En faisant rayonner à l’outremer l’expertise portneuvoise en matière de prévention du suicide, Suzanne reste en contact avec son monde et fait progresser celui des Néo-Calédoniens qui l’ont accueillie à bras ouverts il y a déjà plus de quatre ans. «L’expertise de Portneuf a clairement une incidence sur les approches en Nouvelle-Calédonie», indique-t-elle.

Voilà maintenant plus d’une heure qu’on échange, que Suzanne me fait découvrir son quotidien, qu’elle me montre la beauté paradisiaque du paysage de la Nouvelle-Calédonie. On s’y sent, selon ses dires, en vacances à longueur d’année à cause du rythme de vie plus lent, du temps plus que clément. Une question s’impose donc.

La Nouvelle-Calédonie, c’est pour le reste de la vie? «À chaque jour, je me lève le matin et je me pose la question. Je ne prends pas pour acquis que je vais rester ici toute ma vie. Je pense que ma région me manquerait trop», témoigne Suzanne.

Parce que sa région lui manque, elle est revenue chez nous à plusieurs reprises depuis quatre ans pour revoir les siens. Au moment de notre rencontre virtuelle, elle préparait d’ailleurs un voyage de quelques jours dans Portneuf à la mi-octobre, entre autres pour venir participer à une corvée organisée par l’Association du domaine du lac Bison, avec qui elle travaille à distance.

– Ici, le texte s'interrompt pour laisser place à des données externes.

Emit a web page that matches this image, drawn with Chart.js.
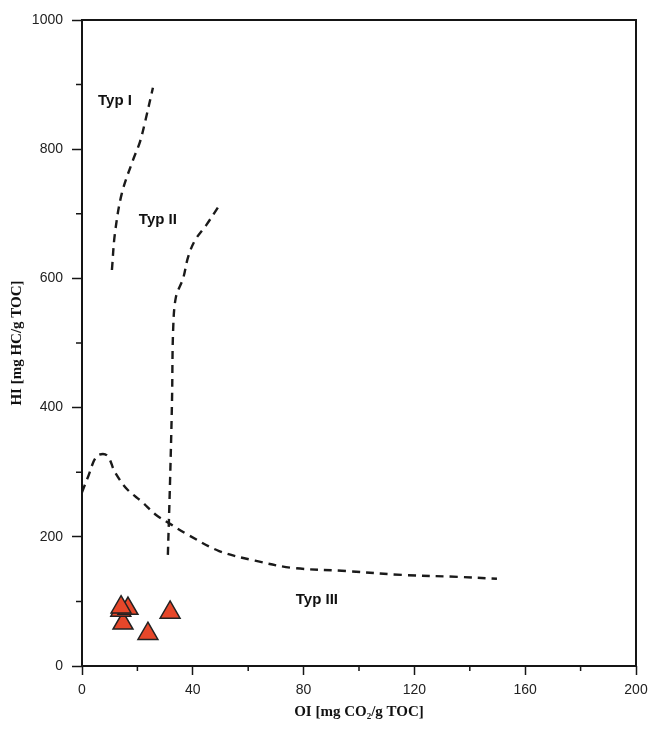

Tout ça pour continuer à voir grand. Car ne l’oublions pas, c’est ici que tout a commencé.

Mais, au bout du compte, qu’est-ce que ça prend pour voir grand? «Il faut avoir le désir de comprendre et de connaître l’autre avant de le juger. Comprendre ce qui le motive et pourquoi il fonctionne comme ça. Il y a bien sûr la confiance en soi. À partir du moment où on confiance en soi, on est plus facilement ouverts à ce qu’on ne peut pas contrôler».

Ce modus operandi, le sien, vaut la peine d’être partagé à tous ceux qui doutent encore que, dans la vie, tout est possible. Même que parfois, voir grand permet de vivre… ses rêves.